The village has a thriving cricket club with a long history. Cricket is believed to have been played as early as 1840 but there is no documentary proof until 1869. Several players have had distinguished careers at county level. In 1879 cricket was played on the ice at Salterford Dam, such was the enthusiasm of the players.​​

Calverton Colliery, started in 1937 but put 'on ice' during the Second World War, was the first mine to be officially opened under nationalisation in 1952. 

Nabarro Court old peoples home, Collyer Road: Officially opened: Wednesday March 17 1976 even though it had been in use since November 1974

Colonel Frank Seely School: June 30 1977: Claude Richardson (Headmaster) and George Rowlinson (Deputy-Headmaster) retired. They had a ten-year partnership together. Mr Rowlinson had taught at the school for twenty years.

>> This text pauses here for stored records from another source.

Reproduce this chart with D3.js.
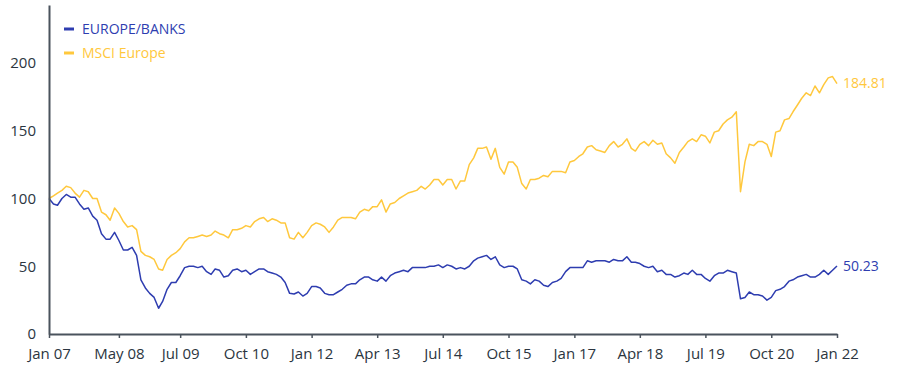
<!DOCTYPE html>
<html><head><meta charset="utf-8">
<script src="https://cdn.jsdelivr.net/npm/d3@7"></script>
<style>
body{margin:0;background:#fff}
text{font-family:"Open Sans",sans-serif}
</style>
</head><body>
<svg id="chart" width="903" height="390"></svg>
<script>
const months = [
"2007-01","2007-02","2007-03","2007-04","2007-05","2007-06","2007-07","2007-08","2007-09","2007-10","2007-11","2007-12",
"2008-01","2008-02","2008-03","2008-04","2008-05","2008-06","2008-07","2008-08","2008-09","2008-10","2008-11","2008-12",
"2009-01","2009-02","2009-03","2009-04","2009-05","2009-06","2009-07","2009-08","2009-09","2009-10","2009-11","2009-12",
"2010-01","2010-02","2010-03","2010-04","2010-05","2010-06","2010-07","2010-08","2010-09","2010-10","2010-11","2010-12",
"2011-01","2011-02","2011-03","2011-04","2011-05","2011-06","2011-07","2011-08","2011-09","2011-10","2011-11","2011-12",
"2012-01","2012-02","2012-03","2012-04","2012-05","2012-06","2012-07","2012-08","2012-09","2012-10","2012-11","2012-12",
"2013-01","2013-02","2013-03","2013-04","2013-05","2013-06","2013-07","2013-08","2013-09","2013-10","2013-11","2013-12",
"2014-01","2014-02","2014-03","2014-04","2014-05","2014-06","2014-07","2014-08","2014-09","2014-10","2014-11","2014-12",
"2015-01","2015-02","2015-03","2015-04","2015-05","2015-06","2015-07","2015-08","2015-09","2015-10","2015-11","2015-12",
"2016-01","2016-02","2016-03","2016-04","2016-05","2016-06","2016-07","2016-08","2016-09","2016-10","2016-11","2016-12",
"2017-01","2017-02","2017-03","2017-04","2017-05","2017-06","2017-07","2017-08","2017-09","2017-10","2017-11","2017-12",
"2018-01","2018-02","2018-03","2018-04","2018-05","2018-06","2018-07","2018-08","2018-09","2018-10","2018-11","2018-12",
"2019-01","2019-02","2019-03","2019-04","2019-05","2019-06","2019-07","2019-08","2019-09","2019-10","2019-11","2019-12",
"2020-01","2020-02","2020-03","2020-04","2020-05","2020-06","2020-07","2020-08","2020-09","2020-10","2020-11","2020-12",
"2021-01","2021-02","2021-03","2021-04","2021-05","2021-06","2021-07","2021-08","2021-09","2021-10","2021-11","2021-12",
"2022-01"];

const europeBanks = [
100,96,95,100,103,101,101,96,92,93,87,84,
74,70,70,75,69,62,62,64,58,40,34,30,
27,19,24,33,38,38,43,49,50,50,49,50,
46,44,48,47,42,43,47,48,46,47,44,46,
48,48,46,45,44,42,38,30,29.5,31,28,30,
35,35,34,30,29,29,31,33,36,37,37,40,
42,42,40,39,42,39,43,45,46,47,46,49,
49,49,49,50,50,51,49,51,50,48,49,48,
50,54,56,57,58,55,57,51,49,50,50,48,
40,39,37,40,39,36,35,38,39,41,46,49,
49,49,49,54,53,54,54,54,53,55,54,54,
57,53,53,52,50,49,50,46,47,44,44,42,
43,45,44,47,44,44,41,39,43,45,45,47,
46,45,26,27,31,29,29,28,25,27,32,33,
35,39,40,42,43,44,42,42,44,47,44,47,
50.23];

const msciEurope = [
100,102,104,106,109,108,104,101,106,105,100,100,
90,88,84,93,89,83,79,80,77,61,58,57,
55,48,47,55,58,60,63,68,71,71,72,73,
72,73,76,74,73,71,77,77,78,80,79,83,
85,86,83,85,84,82,82,71,70,75,71,75,
80,82,81,79,75,79,84,86,86,86,85,90,
92,91,94,94,99,90,96,97,100,102,104,105,
106,109,107,110,114,114,110,114,114,107,113,113,
125,130,137,137,138,129,137,123,118,127,127,123,
111,107,114,114,115,117,116,120,120,120,119,127,
128,131,133,138,139,136,135,134,139,142,138,140,
144,137,135,140,142,139,143,140,141,133,130,126,
134,138,142,144,142,147,146,141,149,150,155,158,
160,164,105,127,140,139,142,142,140,131,149,150,
158,159,164,169,174,178,176,183,178,184,189,190,
184.81];

const seriesNames = ["EUROPE/BANKS", "MSCI Europe"];
const endLabels = ["50.23", "184.81"];
const tickMonths = ["2007-01","2008-05","2009-07","2010-10","2012-01","2013-04","2014-07","2015-10","2017-01","2018-04","2019-07","2020-10","2022-01"];
const tickLabels = ["Jan 07","May 08","Jul 09","Oct 10","Jan 12","Apr 13","Jul 14","Oct 15","Jan 17","Apr 18","Jul 19","Oct 20","Jan 22"];
const yTicks = [0, 50, 100, 150, 200];

const BLUE = "#2e3db0", YELLOW = "#ffc83d", AXIS = "#4a535d", TXT = "#2b3540";

const parse = d3.timeParse("%Y-%m");
const dates = months.map(parse);
const svg = d3.select("#chart");

const x = d3.scaleTime().domain([parse("2007-01"), parse("2022-01")]).range([49, 837]);
const y = d3.scaleLinear().domain([0, 242.8]).range([334, 5]);

const line = d3.line().x(d => x(d[0])).y(d => y(d[1]));

const series = [
  {name: seriesNames[1], values: msciEurope, color: YELLOW, label: endLabels[1]},
  {name: seriesNames[0], values: europeBanks, color: BLUE, label: endLabels[0]}
];

series.forEach(s => {
  const pts = dates.map((d, i) => [d, s.values[i]]);
  svg.append("path").datum(pts)
    .attr("fill", "none").attr("stroke", s.color)
    .attr("stroke-width", 1.5).attr("stroke-linejoin", "round")
    .attr("d", line);
  const last = pts[pts.length - 1];
  svg.append("text").attr("x", x(last[0]) + 6).attr("y", y(last[1]))
    .attr("dy", "0.35em").attr("fill", s.color)
    .style("font-size", "14px").text(s.label);
});

// Y axis
const yAxis = svg.append("g").attr("transform", "translate(49,0)")
  .call(d3.axisLeft(y).tickValues(yTicks).tickSize(0).tickPadding(13).tickFormat(d3.format("d")));
yAxis.select(".domain").attr("stroke", AXIS).attr("stroke-width", 2);
yAxis.selectAll("text").attr("fill", TXT).style("font-size", "15px").style("font-family", '"Open Sans",sans-serif');

// X axis
const xAxis = svg.append("g").attr("transform", "translate(0,334)")
  .call(d3.axisBottom(x).tickValues(tickMonths.map(parse)).tickSizeInner(4).tickSizeOuter(0)
    .tickPadding(10).tickFormat((d, i) => tickLabels[i]));
xAxis.select(".domain").attr("stroke", AXIS).attr("stroke-width", 2);
xAxis.selectAll(".tick line").attr("stroke", AXIS).attr("stroke-width", 1.5);
xAxis.selectAll("text").attr("fill", TXT).style("font-size", "15px").style("font-family", '"Open Sans",sans-serif');

// Legend
const legend = [
  {name: seriesNames[0], color: BLUE},
  {name: seriesNames[1], color: YELLOW}
];
legend.forEach((l, i) => {
  const ly = 29 + i * 24;
  svg.append("line").attr("x1", 64).attr("x2", 74).attr("y1", ly).attr("y2", ly)
    .attr("stroke", l.color).attr("stroke-width", 3);
  svg.append("text").attr("x", 82).attr("y", ly).attr("dy", "0.35em")
    .attr("fill", l.color).style("font-size", "14px").text(l.name);
});
</script>
</body></html>
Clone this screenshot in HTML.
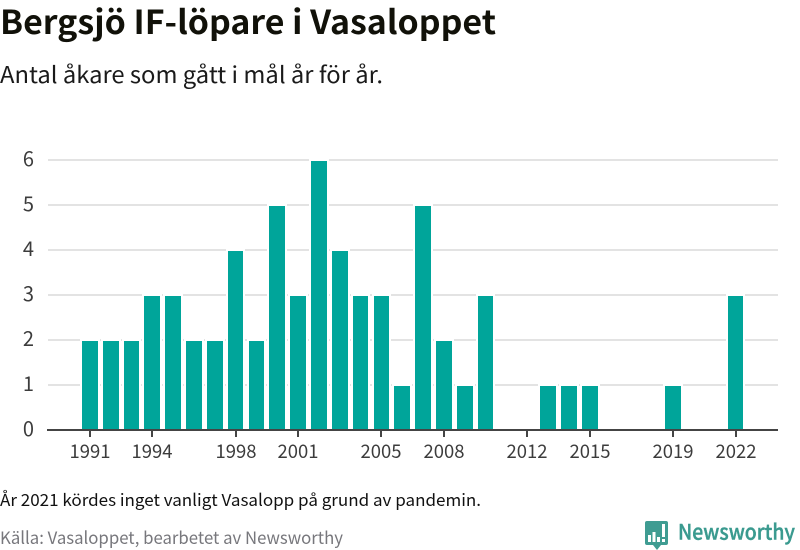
<!DOCTYPE html>
<html lang="sv">
<head>
<meta charset="utf-8">
<title>Bergsjö IF-löpare i Vasaloppet</title>
<style>
html,body{margin:0;padding:0;background:#fff;}
#root{position:relative;width:800px;height:550px;overflow:hidden;background:#fff;}
svg{position:absolute;left:0;top:0;}
.txt{font-family:"Noto Sans CJK SC","Liberation Sans",sans-serif;}
</style>
</head>
<body>
<div id="root">
<svg id="chart" width="800" height="550" viewBox="0 0 800 550">
  <text class="txt" x="0" y="34" font-size="33" font-weight="700" fill="#111109" textLength="496" lengthAdjust="spacingAndGlyphs">Bergsjö IF-löpare i Vasaloppet</text>
  <text class="txt" x="0" y="83" font-size="23" fill="#1a1a1a" textLength="383" lengthAdjust="spacingAndGlyphs">Antal åkare som gått i mål år för år.</text>
  <g id="grid"></g>
  <g id="bars"></g>
  <g id="yaxis"></g>
  <g id="xaxis"></g>
  <text class="txt" x="0" y="506" font-size="16.5" fill="#111" textLength="481" lengthAdjust="spacingAndGlyphs">År 2021 kördes inget vanligt Vasalopp på grund av pandemin.</text>
  <text class="txt" x="0" y="544" font-size="17" fill="#77777c" textLength="343" lengthAdjust="spacingAndGlyphs">Källa: Vasaloppet, bearbetet av Newsworthy</text>
  <g>
    <path d="M647 521h19a2 2 0 0 1 2 2v20a2 2 0 0 1-2 2h-5l-4 5-4-5h-6a2 2 0 0 1-2-2v-20a2 2 0 0 1 2-2z" fill="#3f9c92"/>
    <rect x="648" y="535" width="3" height="7" fill="#fff"/>
    <rect x="652.5" y="532" width="3" height="10" fill="#fff"/>
    <rect x="657" y="537" width="3" height="5" fill="#fff"/>
    <rect x="662" y="524" width="3" height="13" fill="#fff"/>
    <rect x="662" y="539" width="3" height="3" fill="#fff"/>
    <text class="txt" x="678" y="539.5" font-size="21" font-weight="500" fill="#3a9a8f" stroke="#3a9a8f" stroke-width="0.4" textLength="117" lengthAdjust="spacingAndGlyphs">Newsworthy</text>
  </g>
</svg>
</div>
<script>
const years = [1991,1992,1993,1994,1995,1996,1997,1998,1999,2000,2001,2002,2003,2004,2005,2006,2007,2008,2009,2010,2011,2012,2013,2014,2015,2016,2017,2018,2019,2020,2021,2022];
const values = [2,2,2,3,3,2,2,4,2,5,3,6,4,3,3,1,5,2,1,3,0,0,1,1,1,0,0,0,1,0,0,3];
const xTickYears = [1991,1994,1998,2001,2005,2008,2012,2015,2019,2022];
const yTicks = [0,1,2,3,4,5,6];

const NS = 'http://www.w3.org/2000/svg';
function xScale(year){ return 89.84 + (year - 1991) * 20.83; }
function yScale(v){ return 430 - v * 45; }

function make(tag, attrs, parent){
  const el = document.createElementNS(NS, tag);
  for (const k in attrs) el.setAttribute(k, attrs[k]);
  parent.appendChild(el);
  return el;
}

const gridG = document.getElementById('grid');
const barsG = document.getElementById('bars');
const yG = document.getElementById('yaxis');
const xG = document.getElementById('xaxis');

yTicks.forEach(function(t){
  if (t > 0) {
    const line = make('rect', {x:48, y:yScale(t)-1, width:730, height:2, fill:'#e3e3e3'}, gridG);
    
    
  }
  const label = make('text', {x:34, y:yScale(t)+6, 'text-anchor':'end', 'font-size':'20', fill:'#3c3c3c', 'class':'txt'}, yG);
  
  
  label.textContent = t;
});

years.forEach(function(year, i){
  const v = values[i];
  if (v <= 0) return;
  const left = Math.round(xScale(year) - 7.84);
  const right = Math.round(xScale(year) + 7.84);
  const top = yScale(v) + 1;
  const halo = make('rect', {x:left-2, y:top-2, width:right-left+4, height:yScale(0)-top+2, fill:'#fff'}, barsG);
  
  
  const bar = make('rect', {x:left, y:top, width:right-left, height:yScale(0)-top, fill:'#00a59a'}, barsG);
  
  
});

const axisLine = make('rect', {x:47, y:429, width:731, height:2, fill:'#444'}, xG);



xTickYears.forEach(function(year){
  const px = Math.round(xScale(year));
  const tick = make('rect', {x:px-1, y:431, width:2, height:6, fill:'#444'}, xG);
  
  
  const label = make('text', {x:px, y:458, 'text-anchor':'middle', 'font-size':'19', fill:'#3c3c3c', 'class':'txt', textLength:'41', lengthAdjust:'spacingAndGlyphs'}, xG);
  
  
  label.textContent = year;
});
</script>
</body>
</html>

Sewage Works, Moor Lane: Officially opened: December 15 1953. They were first planned in 1937 - total cost £39,000

The first ever Miner's Welfare, Ladies section was formed in Calverton. The new mine brought publicity and a new population. The new council estate and the Coal Board housing estate resulted in a new shopping centre and other facilities which in turn have attracted private building and industry. Many clubs and societies thrive in this energetic community.

In 1906, the village postie was paid 9 shillings a week!

The Domesday Book states that in 1086 the village had a church and a priest, but no part of the present church is dated before 1120, although it almost certainly occupies the same site as the Saxon building and is dedicated to St. Wilfrid.​

Calverton Population

1801: 636
1811: 904
1821: 1064
1831: 1196
1841: 1339
1851: 1427
1861: 1372
1871: 1319
1881: 1246
1891: 1199
1901: 1159
1911: 1101

Stocking Frames: 1844 = 400 in Calverton

Calverton's most famous son is undoubtedly William Lee, the inventor, in 1589, of the stocking frame. His influence can still be seen in some of the old stockinger's cottages-with windows specially designed to give maximum light to the stocking frame.

An eccentric Calvertonian was John Roe, founder of a religious sect in the late 18th century. Amongst their customs was the method of choosing marriage partners by casting lots. Baptism's were held in the pool (now dried up) in Johnny Roe's garden. He was also responsible for developing a fine plum which goes by his name and which is still grown locally.

There are two ancient charities. A charity for the poor was started by Jane Pepper (who also gave a silver alms dish to the church) which was augmented by a bequest and a gift of land in the 18th Century at the time of the Enclosures Act. 

The Jonathan Labray Trust was set up by his will of 1718 and provides almhouses and, until 1973, a school. The school building is now used by the Scouts and Guides.

A church Sunday school was built on Burnor Pool in 1846 and became the first day school. It was converted in 1852 and became the National school. In 1892 a public elementary school was erected.